--- DATA FOR PROCESSING ---

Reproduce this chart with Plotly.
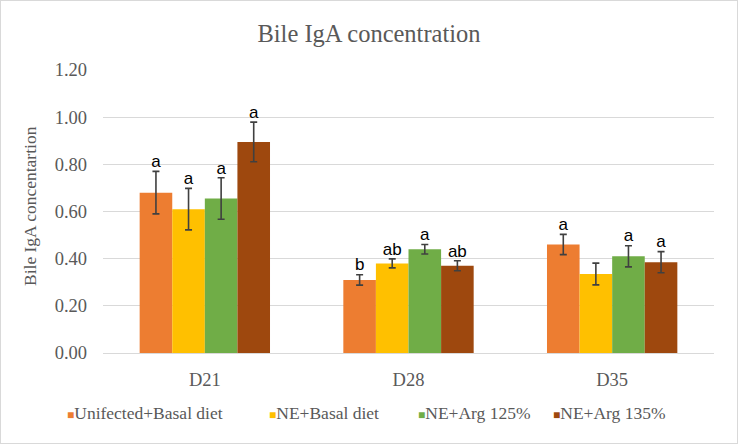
import plotly.graph_objects as go

# data
days = ["D21", "D28", "D35"]
groups = ["Unifected+Basal diet", "NE+Basal diet", "NE+Arg 125%", "NE+Arg 135%"]
colors = ["#ED7D31", "#FFC000", "#70AD47", "#9E480E"]

unifected = [0.68, 0.31, 0.46]
ne_basal = [0.61, 0.38, 0.335]
ne_arg125 = [0.655, 0.44, 0.41]
ne_arg135 = [0.895, 0.37, 0.385]

unifected_err = [0.09, 0.022, 0.043]
ne_basal_err = [0.088, 0.019, 0.046]
ne_arg125_err = [0.088, 0.02, 0.045]
ne_arg135_err = [0.084, 0.021, 0.045]

unifected_sig = ["a", "b", "a"]
ne_basal_sig = ["a", "ab", ""]
ne_arg125_sig = ["a", "a", "a"]
ne_arg135_sig = ["a", "ab", "a"]

values = [unifected, ne_basal, ne_arg125, ne_arg135]
errors = [unifected_err, ne_basal_err, ne_arg125_err, ne_arg135_err]
letters = [unifected_sig, ne_basal_sig, ne_arg125_sig, ne_arg135_sig]

GRAY = "#595959"
SERIF = "Liberation Serif"
bar_w = 0.16  # width of one bar in category units

# plot area in pixels
W, H = 738, 444
L, R, T, B = 103, 24, 70, 91
PW, PH = W - L - R, H - T - B

fig = go.Figure()

for j, name in enumerate(groups):
    xs = [i + (j - 1.5) * bar_w for i in range(len(days))]
    fig.add_trace(go.Bar(
        name=name,
        x=xs,
        y=values[j],
        width=bar_w,
        marker=dict(color=colors[j], line=dict(width=0)),
        error_y=dict(type="data", array=errors[j], color="#404040",
                     thickness=1.6, width=3.5),
        showlegend=False,
    ))
    # significance letters above the error bars
    fig.add_trace(go.Scatter(
        x=xs,
        y=[v + e for v, e in zip(values[j], errors[j])],
        mode="text",
        text=letters[j],
        textposition="top center",
        textfont=dict(family="Liberation Sans", size=17, color="#000000"),
        showlegend=False,
        hoverinfo="skip",
    ))

# legend drawn as annotations: small square + label, Excel-style
legend_px = [65, 267, 416, 551]
for name, c, px in zip(groups, colors, legend_px):
    fig.add_annotation(
        xref="paper", yref="paper",
        x=(px - L) / PW, y=-(413 - (H - B)) / PH,
        xanchor="left", yanchor="middle",
        text=f"<span style='color:{c};font-size:12px'>■</span>{name}",
        showarrow=False,
        font=dict(family=SERIF, size=17.5, color=GRAY),
    )

# y axis title as a rotated annotation (sits further left than standoff allows)
fig.add_annotation(
    xref="paper", yref="paper",
    x=(30 - L) / PW, y=(H - B - 206) / PH,
    xanchor="center", yanchor="middle",
    text="Bile IgA concentartion", textangle=-90,
    showarrow=False,
    font=dict(family=SERIF, size=17.5, color=GRAY),
)

fig.update_layout(
    width=W,
    height=H,
    margin=dict(l=L, r=R, t=T, b=B),
    paper_bgcolor="white",
    plot_bgcolor="white",
    barmode="overlay",
    showlegend=False,
    title=dict(text="Bile IgA concentration", x=0.5, xanchor="center",
               y=1 - 33 / H, yanchor="middle",
               font=dict(family=SERIF, size=24.5, color=GRAY)),
    font=dict(family=SERIF, color=GRAY),
    shapes=[dict(type="rect", xref="paper", yref="paper",
                 x0=-L / PW, x1=1 + R / PW, y0=-B / PH, y1=1 + T / PH,
                 line=dict(color="#d9d9d9", width=2))],
)

fig.update_xaxes(
    range=[-0.5, 2.5],
    tickvals=list(range(len(days))),
    ticktext=days,
    showgrid=False,
    zeroline=False,
    showline=False,
    ticks="",
    ticklabelstandoff=13,
    tickfont=dict(family=SERIF, size=18.5, color=GRAY),
)

fig.update_yaxes(
    range=[0, 1.2],
    dtick=0.2,
    tickformat=".2f",
    showgrid=True,
    gridcolor="#d9d9d9",
    gridwidth=1,
    zeroline=True,
    zerolinecolor="#d9d9d9",
    zerolinewidth=1,
    showline=False,
    ticks="",
    ticklabelstandoff=15,
    tickfont=dict(family=SERIF, size=18.5, color=GRAY),
)

fig.write_html("out.html", config={"displayModeBar": False},
               post_script="document.body.style.margin='0px';")
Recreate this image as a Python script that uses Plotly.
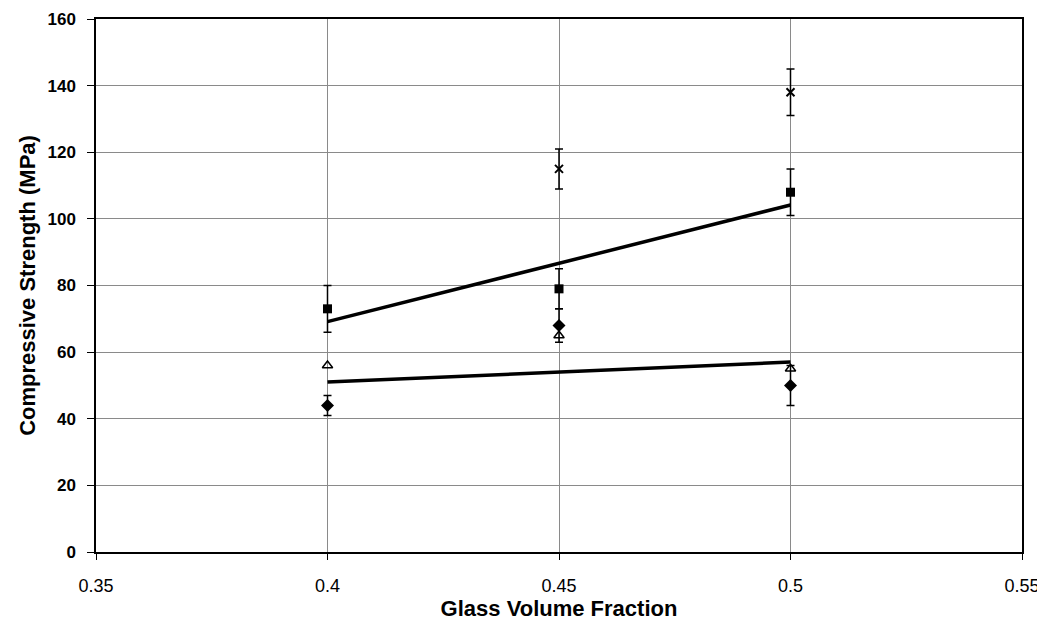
import numpy as np
import plotly.graph_objects as go

x_vals = [0.40, 0.45, 0.50]
diamond_vals = [44, 68, 50]
diamond_err = [3, 5, 6]
square_vals = [73, 79, 108]
square_err = [7, 6, 7]
triangle_vals = [56, 65, 55]
cross_vals = [None, 115, 138]
cross_err = [0, 6, 7]

x_ticks = [0.35, 0.4, 0.45, 0.5, 0.55]
y_ticks = [0, 20, 40, 60, 80, 100, 120, 140, 160]

fig = go.Figure()

def trend(yv):
    p = np.polyfit(x_vals, yv, 1)
    xs = [x_vals[0], x_vals[-1]]
    return xs, [p[0] * v + p[1] for v in xs]

for yv in (square_vals, diamond_vals):
    tx, ty = trend(yv)
    fig.add_trace(go.Scatter(x=tx, y=ty, mode="lines",
                             line=dict(color="black", width=3.5), showlegend=False))

eb = dict(type="data", visible=True, color="black", thickness=1.5, width=4)

fig.add_trace(go.Scatter(x=x_vals, y=diamond_vals, mode="markers",
                         error_y=dict(array=diamond_err, **eb),
                         marker=dict(symbol="diamond", size=10, color="black"),
                         showlegend=False))
fig.add_trace(go.Scatter(x=x_vals, y=square_vals, mode="markers",
                         error_y=dict(array=square_err, **eb),
                         marker=dict(symbol="square", size=9, color="black"),
                         showlegend=False))
fig.add_trace(go.Scatter(x=x_vals, y=triangle_vals, mode="markers",
                         marker=dict(symbol="triangle-up-open", size=9, color="black",
                                     line=dict(width=1.5)),
                         showlegend=False))
fig.add_trace(go.Scatter(x=x_vals, y=cross_vals, mode="markers",
                         error_y=dict(array=cross_err, **eb),
                         marker=dict(symbol="x-thin-open", size=8, color="black",
                                     line=dict(width=2, color="black")),
                         showlegend=False))

fig.update_layout(
    width=1037, height=617,
    margin=dict(l=88, r=23, t=11, b=73),
    plot_bgcolor="white", paper_bgcolor="white",
    font=dict(family="Liberation Sans, Arial", color="black"),
)
fig.update_xaxes(
    range=[0.35, 0.55], tickvals=x_ticks, ticktext=[str(v) for v in x_ticks],
    showgrid=True, gridcolor="#8a8a8a", gridwidth=1,
    showline=True, linecolor="black", linewidth=1.5, mirror=True,
    ticks="outside", ticklen=6, tickcolor="black", zeroline=False,
    tickfont=dict(size=18), ticklabelstandoff=11, automargin=False,
    ticklabeloverflow="allow",
    title=dict(text="<b>Glass Volume Fraction</b>", font=dict(size=22), standoff=1),
)
fig.update_yaxes(
    range=[0, 160], tickvals=y_ticks, ticktext=[f"<b>{v}</b>" for v in y_ticks],
    showgrid=True, gridcolor="#8a8a8a", gridwidth=1,
    showline=True, linecolor="black", linewidth=1.5, mirror=True,
    ticks="outside", ticklen=7, tickcolor="black", zeroline=False,
    tickfont=dict(size=17), ticklabelstandoff=8, automargin=False,
    title=dict(text="<b>Compressive Strength (MPa)</b>", font=dict(size=22), standoff=6),
)

fig.write_html("out.html")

---

▶ _PROBLEM STATEMENT_:
Return nothing except the number of lines that include the string "this".

▶ _SOLVED PROBLEM_:
2